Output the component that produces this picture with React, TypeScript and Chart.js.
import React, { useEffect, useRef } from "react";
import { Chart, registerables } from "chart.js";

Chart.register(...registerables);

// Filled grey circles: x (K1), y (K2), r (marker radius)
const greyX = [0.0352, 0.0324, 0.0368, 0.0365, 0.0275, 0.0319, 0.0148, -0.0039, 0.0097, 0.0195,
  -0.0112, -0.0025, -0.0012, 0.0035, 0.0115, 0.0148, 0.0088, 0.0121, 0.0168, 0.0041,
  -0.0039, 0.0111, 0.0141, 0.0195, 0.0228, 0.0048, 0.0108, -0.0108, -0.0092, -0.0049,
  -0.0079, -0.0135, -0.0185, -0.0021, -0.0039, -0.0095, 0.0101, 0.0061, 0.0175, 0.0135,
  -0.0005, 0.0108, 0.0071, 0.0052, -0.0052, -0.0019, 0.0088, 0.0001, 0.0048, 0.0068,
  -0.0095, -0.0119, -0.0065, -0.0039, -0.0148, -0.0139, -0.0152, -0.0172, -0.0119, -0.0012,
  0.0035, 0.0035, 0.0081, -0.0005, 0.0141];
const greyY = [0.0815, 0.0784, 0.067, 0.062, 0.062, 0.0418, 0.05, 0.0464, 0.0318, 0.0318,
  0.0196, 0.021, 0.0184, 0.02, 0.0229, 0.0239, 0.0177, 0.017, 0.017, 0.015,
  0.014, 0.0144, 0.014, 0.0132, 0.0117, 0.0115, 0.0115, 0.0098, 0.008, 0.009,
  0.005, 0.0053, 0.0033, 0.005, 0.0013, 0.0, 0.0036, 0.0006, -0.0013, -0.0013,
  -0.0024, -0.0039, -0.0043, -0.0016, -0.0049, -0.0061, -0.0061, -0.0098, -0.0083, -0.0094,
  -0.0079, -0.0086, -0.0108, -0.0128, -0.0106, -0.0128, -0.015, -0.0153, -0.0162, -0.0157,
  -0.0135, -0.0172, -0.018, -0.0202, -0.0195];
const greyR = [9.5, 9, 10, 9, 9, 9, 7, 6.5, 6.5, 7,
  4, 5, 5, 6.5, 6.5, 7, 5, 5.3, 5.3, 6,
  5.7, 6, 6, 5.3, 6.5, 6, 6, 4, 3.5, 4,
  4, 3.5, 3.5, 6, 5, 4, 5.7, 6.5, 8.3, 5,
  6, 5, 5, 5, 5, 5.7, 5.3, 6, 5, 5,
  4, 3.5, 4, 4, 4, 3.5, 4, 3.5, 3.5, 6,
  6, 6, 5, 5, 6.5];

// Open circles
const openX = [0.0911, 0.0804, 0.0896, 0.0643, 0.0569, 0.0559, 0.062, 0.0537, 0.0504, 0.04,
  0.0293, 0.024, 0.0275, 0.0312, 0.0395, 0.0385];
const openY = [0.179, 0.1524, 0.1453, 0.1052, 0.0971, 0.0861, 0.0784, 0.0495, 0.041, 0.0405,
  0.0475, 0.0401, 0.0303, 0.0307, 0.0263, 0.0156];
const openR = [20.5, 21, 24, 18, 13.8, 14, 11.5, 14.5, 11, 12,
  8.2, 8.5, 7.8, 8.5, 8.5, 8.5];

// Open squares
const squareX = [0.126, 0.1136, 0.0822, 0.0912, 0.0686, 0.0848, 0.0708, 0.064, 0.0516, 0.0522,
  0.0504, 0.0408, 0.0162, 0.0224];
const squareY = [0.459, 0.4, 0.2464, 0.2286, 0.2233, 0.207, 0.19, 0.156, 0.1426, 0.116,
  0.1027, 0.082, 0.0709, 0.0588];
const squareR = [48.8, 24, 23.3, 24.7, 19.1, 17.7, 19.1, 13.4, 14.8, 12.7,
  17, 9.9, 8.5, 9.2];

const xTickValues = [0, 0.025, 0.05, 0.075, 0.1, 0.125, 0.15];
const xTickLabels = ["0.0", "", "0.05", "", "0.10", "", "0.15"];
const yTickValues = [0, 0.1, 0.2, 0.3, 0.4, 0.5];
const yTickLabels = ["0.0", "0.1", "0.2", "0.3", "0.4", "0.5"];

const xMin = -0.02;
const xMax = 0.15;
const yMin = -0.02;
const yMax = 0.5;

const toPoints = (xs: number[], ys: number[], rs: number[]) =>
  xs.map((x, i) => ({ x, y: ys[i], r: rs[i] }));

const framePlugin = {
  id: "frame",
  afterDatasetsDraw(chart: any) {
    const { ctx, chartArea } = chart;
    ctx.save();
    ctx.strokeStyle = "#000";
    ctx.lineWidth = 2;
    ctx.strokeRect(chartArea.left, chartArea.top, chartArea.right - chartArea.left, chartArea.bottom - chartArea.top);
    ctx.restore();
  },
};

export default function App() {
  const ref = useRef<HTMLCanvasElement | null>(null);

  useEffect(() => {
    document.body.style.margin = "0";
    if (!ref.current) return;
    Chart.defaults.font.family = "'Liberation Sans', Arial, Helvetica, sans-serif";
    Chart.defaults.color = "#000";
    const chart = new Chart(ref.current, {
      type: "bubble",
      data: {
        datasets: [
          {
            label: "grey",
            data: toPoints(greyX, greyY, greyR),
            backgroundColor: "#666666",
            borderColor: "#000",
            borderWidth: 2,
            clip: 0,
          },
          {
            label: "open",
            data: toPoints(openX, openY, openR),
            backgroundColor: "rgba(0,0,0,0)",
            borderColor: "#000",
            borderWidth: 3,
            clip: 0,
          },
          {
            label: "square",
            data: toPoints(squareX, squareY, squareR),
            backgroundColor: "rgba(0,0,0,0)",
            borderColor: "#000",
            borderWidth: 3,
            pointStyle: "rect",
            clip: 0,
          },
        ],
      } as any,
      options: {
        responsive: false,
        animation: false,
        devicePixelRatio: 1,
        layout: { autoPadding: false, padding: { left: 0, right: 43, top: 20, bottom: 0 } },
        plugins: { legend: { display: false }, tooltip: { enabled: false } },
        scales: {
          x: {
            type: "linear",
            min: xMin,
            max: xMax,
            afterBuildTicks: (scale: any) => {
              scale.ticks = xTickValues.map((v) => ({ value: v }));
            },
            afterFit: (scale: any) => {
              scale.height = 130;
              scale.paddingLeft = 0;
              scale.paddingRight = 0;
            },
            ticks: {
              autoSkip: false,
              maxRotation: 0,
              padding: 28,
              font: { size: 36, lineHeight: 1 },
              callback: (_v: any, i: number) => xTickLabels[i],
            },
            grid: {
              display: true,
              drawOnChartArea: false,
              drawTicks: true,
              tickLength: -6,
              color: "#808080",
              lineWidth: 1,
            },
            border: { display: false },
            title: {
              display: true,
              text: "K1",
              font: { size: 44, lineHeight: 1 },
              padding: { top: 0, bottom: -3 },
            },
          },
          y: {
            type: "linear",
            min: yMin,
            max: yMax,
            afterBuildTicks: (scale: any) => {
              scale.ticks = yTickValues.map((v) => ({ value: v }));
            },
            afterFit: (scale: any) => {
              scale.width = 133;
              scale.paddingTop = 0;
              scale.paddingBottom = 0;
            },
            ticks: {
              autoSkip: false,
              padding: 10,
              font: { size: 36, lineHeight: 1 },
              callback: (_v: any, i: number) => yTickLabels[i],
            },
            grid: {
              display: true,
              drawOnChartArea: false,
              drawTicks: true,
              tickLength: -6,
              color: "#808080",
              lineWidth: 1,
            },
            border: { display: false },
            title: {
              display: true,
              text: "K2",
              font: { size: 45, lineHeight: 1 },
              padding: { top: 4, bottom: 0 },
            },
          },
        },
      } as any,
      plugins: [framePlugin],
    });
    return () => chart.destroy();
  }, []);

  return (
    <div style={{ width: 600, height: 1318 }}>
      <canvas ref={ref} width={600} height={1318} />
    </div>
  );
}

— Problem to solve —
Reproduce all of the data exactly as given.

— Solution to the problem —
Output the component that produces this picture with React, TypeScript and Chart.js.
import React, { useEffect, useRef } from "react";
import { Chart, registerables } from "chart.js";

Chart.register(...registerables);

// Filled grey circles: x (K1), y (K2), r (marker radius)
const greyX = [0.0352, 0.0324, 0.0368, 0.0365, 0.0275, 0.0319, 0.0148, -0.0039, 0.0097, 0.0195,
  -0.0112, -0.0025, -0.0012, 0.0035, 0.0115, 0.0148, 0.0088, 0.0121, 0.0168, 0.0041,
  -0.0039, 0.0111, 0.0141, 0.0195, 0.0228, 0.0048, 0.0108, -0.0108, -0.0092, -0.0049,
  -0.0079, -0.0135, -0.0185, -0.0021, -0.0039, -0.0095, 0.0101, 0.0061, 0.0175, 0.0135,
  -0.0005, 0.0108, 0.0071, 0.0052, -0.0052, -0.0019, 0.0088, 0.0001, 0.0048, 0.0068,
  -0.0095, -0.0119, -0.0065, -0.0039, -0.0148, -0.0139, -0.0152, -0.0172, -0.0119, -0.0012,
  0.0035, 0.0035, 0.0081, -0.0005, 0.0141];
const greyY = [0.0815, 0.0784, 0.067, 0.062, 0.062, 0.0418, 0.05, 0.0464, 0.0318, 0.0318,
  0.0196, 0.021, 0.0184, 0.02, 0.0229, 0.0239, 0.0177, 0.017, 0.017, 0.015,
  0.014, 0.0144, 0.014, 0.0132, 0.0117, 0.0115, 0.0115, 0.0098, 0.008, 0.009,
  0.005, 0.0053, 0.0033, 0.005, 0.0013, 0.0, 0.0036, 0.0006, -0.0013, -0.0013,
  -0.0024, -0.0039, -0.0043, -0.0016, -0.0049, -0.0061, -0.0061, -0.0098, -0.0083, -0.0094,
  -0.0079, -0.0086, -0.0108, -0.0128, -0.0106, -0.0128, -0.015, -0.0153, -0.0162, -0.0157,
  -0.0135, -0.0172, -0.018, -0.0202, -0.0195];
const greyR = [9.5, 9, 10, 9, 9, 9, 7, 6.5, 6.5, 7,
  4, 5, 5, 6.5, 6.5, 7, 5, 5.3, 5.3, 6,
  5.7, 6, 6, 5.3, 6.5, 6, 6, 4, 3.5, 4,
  4, 3.5, 3.5, 6, 5, 4, 5.7, 6.5, 8.3, 5,
  6, 5, 5, 5, 5, 5.7, 5.3, 6, 5, 5,
  4, 3.5, 4, 4, 4, 3.5, 4, 3.5, 3.5, 6,
  6, 6, 5, 5, 6.5];

// Open circles
const openX = [0.0911, 0.0804, 0.0896, 0.0643, 0.0569, 0.0559, 0.062, 0.0537, 0.0504, 0.04,
  0.0293, 0.024, 0.0275, 0.0312, 0.0395, 0.0385];
const openY = [0.179, 0.1524, 0.1453, 0.1052, 0.0971, 0.0861, 0.0784, 0.0495, 0.041, 0.0405,
  0.0475, 0.0401, 0.0303, 0.0307, 0.0263, 0.0156];
const openR = [20.5, 21, 24, 18, 13.8, 14, 11.5, 14.5, 11, 12,
  8.2, 8.5, 7.8, 8.5, 8.5, 8.5];

// Open squares
const squareX = [0.126, 0.1136, 0.0822, 0.0912, 0.0686, 0.0848, 0.0708, 0.064, 0.0516, 0.0522,
  0.0504, 0.0408, 0.0162, 0.0224];
const squareY = [0.459, 0.4, 0.2464, 0.2286, 0.2233, 0.207, 0.19, 0.156, 0.1426, 0.116,
  0.1027, 0.082, 0.0709, 0.0588];
const squareR = [48.8, 24, 23.3, 24.7, 19.1, 17.7, 19.1, 13.4, 14.8, 12.7,
  17, 9.9, 8.5, 9.2];

const xTickValues = [0, 0.025, 0.05, 0.075, 0.1, 0.125, 0.15];
const xTickLabels = ["0.0", "", "0.05", "", "0.10", "", "0.15"];
const yTickValues = [0, 0.1, 0.2, 0.3, 0.4, 0.5];
const yTickLabels = ["0.0", "0.1", "0.2", "0.3", "0.4", "0.5"];

const xMin = -0.02;
const xMax = 0.15;
const yMin = -0.02;
const yMax = 0.5;

const toPoints = (xs: number[], ys: number[], rs: number[]) =>
  xs.map((x, i) => ({ x, y: ys[i], r: rs[i] }));

const framePlugin = {
  id: "frame",
  afterDatasetsDraw(chart: any) {
    const { ctx, chartArea } = chart;
    ctx.save();
    ctx.strokeStyle = "#000";
    ctx.lineWidth = 2;
    ctx.strokeRect(chartArea.left, chartArea.top, chartArea.right - chartArea.left, chartArea.bottom - chartArea.top);
    ctx.restore();
  },
};

export default function App() {
  const ref = useRef<HTMLCanvasElement | null>(null);

  useEffect(() => {
    document.body.style.margin = "0";
    if (!ref.current) return;
    Chart.defaults.font.family = "'Liberation Sans', Arial, Helvetica, sans-serif";
    Chart.defaults.color = "#000";
    const chart = new Chart(ref.current, {
      type: "bubble",
      data: {
        datasets: [
          {
            label: "grey",
            data: toPoints(greyX, greyY, greyR),
            backgroundColor: "#666666",
            borderColor: "#000",
            borderWidth: 2,
            clip: 0,
          },
          {
            label: "open",
            data: toPoints(openX, openY, openR),
            backgroundColor: "rgba(0,0,0,0)",
            borderColor: "#000",
            borderWidth: 3,
            clip: 0,
          },
          {
            label: "square",
            data: toPoints(squareX, squareY, squareR),
            backgroundColor: "rgba(0,0,0,0)",
            borderColor: "#000",
            borderWidth: 3,
            pointStyle: "rect",
            clip: 0,
          },
        ],
      } as any,
      options: {
        responsive: false,
        animation: false,
        devicePixelRatio: 1,
        layout: { autoPadding: false, padding: { left: 0, right: 43, top: 20, bottom: 0 } },
        plugins: { legend: { display: false }, tooltip: { enabled: false } },
        scales: {
          x: {
            type: "linear",
            min: xMin,
            max: xMax,
            afterBuildTicks: (scale: any) => {
              scale.ticks = xTickValues.map((v) => ({ value: v }));
            },
            afterFit: (scale: any) => {
              scale.height = 130;
              scale.paddingLeft = 0;
              scale.paddingRight = 0;
            },
            ticks: {
              autoSkip: false,
              maxRotation: 0,
              padding: 28,
              font: { size: 36, lineHeight: 1 },
              callback: (_v: any, i: number) => xTickLabels[i],
            },
            grid: {
              display: true,
              drawOnChartArea: false,
              drawTicks: true,
              tickLength: -6,
              color: "#808080",
              lineWidth: 1,
            },
            border: { display: false },
            title: {
              display: true,
              text: "K1",
              font: { size: 44, lineHeight: 1 },
              padding: { top: 0, bottom: -3 },
            },
          },
          y: {
            type: "linear",
            min: yMin,
            max: yMax,
            afterBuildTicks: (scale: any) => {
              scale.ticks = yTickValues.map((v) => ({ value: v }));
            },
            afterFit: (scale: any) => {
              scale.width = 133;
              scale.paddingTop = 0;
              scale.paddingBottom = 0;
            },
            ticks: {
              autoSkip: false,
              padding: 10,
              font: { size: 36, lineHeight: 1 },
              callback: (_v: any, i: number) => yTickLabels[i],
            },
            grid: {
              display: true,
              drawOnChartArea: false,
              drawTicks: true,
              tickLength: -6,
              color: "#808080",
              lineWidth: 1,
            },
            border: { display: false },
            title: {
              display: true,
              text: "K2",
              font: { size: 45, lineHeight: 1 },
              padding: { top: 4, bottom: 0 },
            },
          },
        },
      } as any,
      plugins: [framePlugin],
    });
    return () => chart.destroy();
  }, []);

  return (
    <div style={{ width: 600, height: 1318 }}>
      <canvas ref={ref} width={600} height={1318} />
    </div>
  );
}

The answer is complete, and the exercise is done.